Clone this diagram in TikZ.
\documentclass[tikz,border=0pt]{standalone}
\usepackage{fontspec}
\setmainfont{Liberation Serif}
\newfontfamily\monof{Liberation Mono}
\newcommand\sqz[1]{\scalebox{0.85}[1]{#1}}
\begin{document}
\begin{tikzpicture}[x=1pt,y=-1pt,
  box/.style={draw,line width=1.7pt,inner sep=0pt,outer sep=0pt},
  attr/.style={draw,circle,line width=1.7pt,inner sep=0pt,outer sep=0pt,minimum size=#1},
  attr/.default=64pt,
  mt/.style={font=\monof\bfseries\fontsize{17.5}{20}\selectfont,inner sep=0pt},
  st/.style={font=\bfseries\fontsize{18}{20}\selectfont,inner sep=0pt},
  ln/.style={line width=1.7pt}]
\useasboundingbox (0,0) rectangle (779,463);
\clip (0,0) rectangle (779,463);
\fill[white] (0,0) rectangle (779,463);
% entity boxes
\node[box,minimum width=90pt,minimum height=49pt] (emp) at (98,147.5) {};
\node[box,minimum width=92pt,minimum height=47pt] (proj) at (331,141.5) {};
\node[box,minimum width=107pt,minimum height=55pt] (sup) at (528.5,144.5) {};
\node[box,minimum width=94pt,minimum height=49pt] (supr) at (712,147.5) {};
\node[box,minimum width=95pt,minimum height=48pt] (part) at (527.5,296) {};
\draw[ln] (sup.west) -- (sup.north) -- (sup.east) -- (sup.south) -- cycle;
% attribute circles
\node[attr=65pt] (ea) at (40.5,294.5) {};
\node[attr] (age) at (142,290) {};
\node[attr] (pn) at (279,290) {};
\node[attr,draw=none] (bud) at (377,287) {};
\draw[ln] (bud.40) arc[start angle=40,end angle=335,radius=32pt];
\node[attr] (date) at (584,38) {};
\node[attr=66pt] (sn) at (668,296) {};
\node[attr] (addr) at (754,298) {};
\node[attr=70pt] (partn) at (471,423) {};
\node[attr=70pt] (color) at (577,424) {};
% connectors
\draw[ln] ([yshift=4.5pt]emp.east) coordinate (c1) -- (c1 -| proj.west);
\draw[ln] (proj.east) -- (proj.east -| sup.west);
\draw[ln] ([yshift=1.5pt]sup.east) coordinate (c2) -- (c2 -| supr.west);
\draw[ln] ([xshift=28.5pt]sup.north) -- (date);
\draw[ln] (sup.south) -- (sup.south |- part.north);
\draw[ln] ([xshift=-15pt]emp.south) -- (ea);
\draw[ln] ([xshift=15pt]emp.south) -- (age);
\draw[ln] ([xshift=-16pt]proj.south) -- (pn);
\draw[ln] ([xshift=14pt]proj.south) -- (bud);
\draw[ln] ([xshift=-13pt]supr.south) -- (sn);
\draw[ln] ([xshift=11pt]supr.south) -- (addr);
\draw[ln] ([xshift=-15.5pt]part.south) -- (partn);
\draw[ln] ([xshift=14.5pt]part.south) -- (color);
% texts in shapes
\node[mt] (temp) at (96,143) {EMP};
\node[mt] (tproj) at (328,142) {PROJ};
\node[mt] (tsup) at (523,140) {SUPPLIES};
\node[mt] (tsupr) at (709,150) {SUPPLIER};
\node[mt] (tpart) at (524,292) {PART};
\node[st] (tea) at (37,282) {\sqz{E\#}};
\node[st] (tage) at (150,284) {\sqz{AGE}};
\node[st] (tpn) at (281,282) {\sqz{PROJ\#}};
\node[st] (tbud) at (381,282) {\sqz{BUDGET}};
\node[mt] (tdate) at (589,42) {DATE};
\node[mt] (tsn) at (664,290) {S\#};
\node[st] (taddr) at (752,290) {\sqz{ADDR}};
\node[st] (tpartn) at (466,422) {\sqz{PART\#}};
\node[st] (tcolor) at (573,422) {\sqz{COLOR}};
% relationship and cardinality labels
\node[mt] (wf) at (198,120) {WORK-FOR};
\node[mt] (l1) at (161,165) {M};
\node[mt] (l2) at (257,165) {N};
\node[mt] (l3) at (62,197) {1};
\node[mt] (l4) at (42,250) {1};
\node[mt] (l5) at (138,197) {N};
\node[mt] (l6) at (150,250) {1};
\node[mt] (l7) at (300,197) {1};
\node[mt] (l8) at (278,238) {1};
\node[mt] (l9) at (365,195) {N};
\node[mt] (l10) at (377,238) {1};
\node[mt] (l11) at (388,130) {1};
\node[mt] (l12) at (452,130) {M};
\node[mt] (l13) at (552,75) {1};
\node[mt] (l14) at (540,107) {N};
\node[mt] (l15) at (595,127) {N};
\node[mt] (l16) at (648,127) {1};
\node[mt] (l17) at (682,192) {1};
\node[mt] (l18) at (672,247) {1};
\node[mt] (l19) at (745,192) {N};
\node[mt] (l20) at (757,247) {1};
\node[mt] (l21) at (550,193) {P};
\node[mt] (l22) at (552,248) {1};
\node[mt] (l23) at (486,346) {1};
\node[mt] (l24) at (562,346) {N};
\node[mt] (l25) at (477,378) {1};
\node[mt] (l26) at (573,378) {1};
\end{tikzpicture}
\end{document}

_Problem requirements_
Please set down all the data word for word.

_Answer to this exercise_
Clone this diagram in TikZ.
\documentclass[tikz,border=0pt]{standalone}
\usepackage{fontspec}
\setmainfont{Liberation Serif}
\newfontfamily\monof{Liberation Mono}
\newcommand\sqz[1]{\scalebox{0.85}[1]{#1}}
\begin{document}
\begin{tikzpicture}[x=1pt,y=-1pt,
  box/.style={draw,line width=1.7pt,inner sep=0pt,outer sep=0pt},
  attr/.style={draw,circle,line width=1.7pt,inner sep=0pt,outer sep=0pt,minimum size=#1},
  attr/.default=64pt,
  mt/.style={font=\monof\bfseries\fontsize{17.5}{20}\selectfont,inner sep=0pt},
  st/.style={font=\bfseries\fontsize{18}{20}\selectfont,inner sep=0pt},
  ln/.style={line width=1.7pt}]
\useasboundingbox (0,0) rectangle (779,463);
\clip (0,0) rectangle (779,463);
\fill[white] (0,0) rectangle (779,463);
% entity boxes
\node[box,minimum width=90pt,minimum height=49pt] (emp) at (98,147.5) {};
\node[box,minimum width=92pt,minimum height=47pt] (proj) at (331,141.5) {};
\node[box,minimum width=107pt,minimum height=55pt] (sup) at (528.5,144.5) {};
\node[box,minimum width=94pt,minimum height=49pt] (supr) at (712,147.5) {};
\node[box,minimum width=95pt,minimum height=48pt] (part) at (527.5,296) {};
\draw[ln] (sup.west) -- (sup.north) -- (sup.east) -- (sup.south) -- cycle;
% attribute circles
\node[attr=65pt] (ea) at (40.5,294.5) {};
\node[attr] (age) at (142,290) {};
\node[attr] (pn) at (279,290) {};
\node[attr,draw=none] (bud) at (377,287) {};
\draw[ln] (bud.40) arc[start angle=40,end angle=335,radius=32pt];
\node[attr] (date) at (584,38) {};
\node[attr=66pt] (sn) at (668,296) {};
\node[attr] (addr) at (754,298) {};
\node[attr=70pt] (partn) at (471,423) {};
\node[attr=70pt] (color) at (577,424) {};
% connectors
\draw[ln] ([yshift=4.5pt]emp.east) coordinate (c1) -- (c1 -| proj.west);
\draw[ln] (proj.east) -- (proj.east -| sup.west);
\draw[ln] ([yshift=1.5pt]sup.east) coordinate (c2) -- (c2 -| supr.west);
\draw[ln] ([xshift=28.5pt]sup.north) -- (date);
\draw[ln] (sup.south) -- (sup.south |- part.north);
\draw[ln] ([xshift=-15pt]emp.south) -- (ea);
\draw[ln] ([xshift=15pt]emp.south) -- (age);
\draw[ln] ([xshift=-16pt]proj.south) -- (pn);
\draw[ln] ([xshift=14pt]proj.south) -- (bud);
\draw[ln] ([xshift=-13pt]supr.south) -- (sn);
\draw[ln] ([xshift=11pt]supr.south) -- (addr);
\draw[ln] ([xshift=-15.5pt]part.south) -- (partn);
\draw[ln] ([xshift=14.5pt]part.south) -- (color);
% texts in shapes
\node[mt] (temp) at (96,143) {EMP};
\node[mt] (tproj) at (328,142) {PROJ};
\node[mt] (tsup) at (523,140) {SUPPLIES};
\node[mt] (tsupr) at (709,150) {SUPPLIER};
\node[mt] (tpart) at (524,292) {PART};
\node[st] (tea) at (37,282) {\sqz{E\#}};
\node[st] (tage) at (150,284) {\sqz{AGE}};
\node[st] (tpn) at (281,282) {\sqz{PROJ\#}};
\node[st] (tbud) at (381,282) {\sqz{BUDGET}};
\node[mt] (tdate) at (589,42) {DATE};
\node[mt] (tsn) at (664,290) {S\#};
\node[st] (taddr) at (752,290) {\sqz{ADDR}};
\node[st] (tpartn) at (466,422) {\sqz{PART\#}};
\node[st] (tcolor) at (573,422) {\sqz{COLOR}};
% relationship and cardinality labels
\node[mt] (wf) at (198,120) {WORK-FOR};
\node[mt] (l1) at (161,165) {M};
\node[mt] (l2) at (257,165) {N};
\node[mt] (l3) at (62,197) {1};
\node[mt] (l4) at (42,250) {1};
\node[mt] (l5) at (138,197) {N};
\node[mt] (l6) at (150,250) {1};
\node[mt] (l7) at (300,197) {1};
\node[mt] (l8) at (278,238) {1};
\node[mt] (l9) at (365,195) {N};
\node[mt] (l10) at (377,238) {1};
\node[mt] (l11) at (388,130) {1};
\node[mt] (l12) at (452,130) {M};
\node[mt] (l13) at (552,75) {1};
\node[mt] (l14) at (540,107) {N};
\node[mt] (l15) at (595,127) {N};
\node[mt] (l16) at (648,127) {1};
\node[mt] (l17) at (682,192) {1};
\node[mt] (l18) at (672,247) {1};
\node[mt] (l19) at (745,192) {N};
\node[mt] (l20) at (757,247) {1};
\node[mt] (l21) at (550,193) {P};
\node[mt] (l22) at (552,248) {1};
\node[mt] (l23) at (486,346) {1};
\node[mt] (l24) at (562,346) {N};
\node[mt] (l25) at (477,378) {1};
\node[mt] (l26) at (573,378) {1};
\end{tikzpicture}
\end{document}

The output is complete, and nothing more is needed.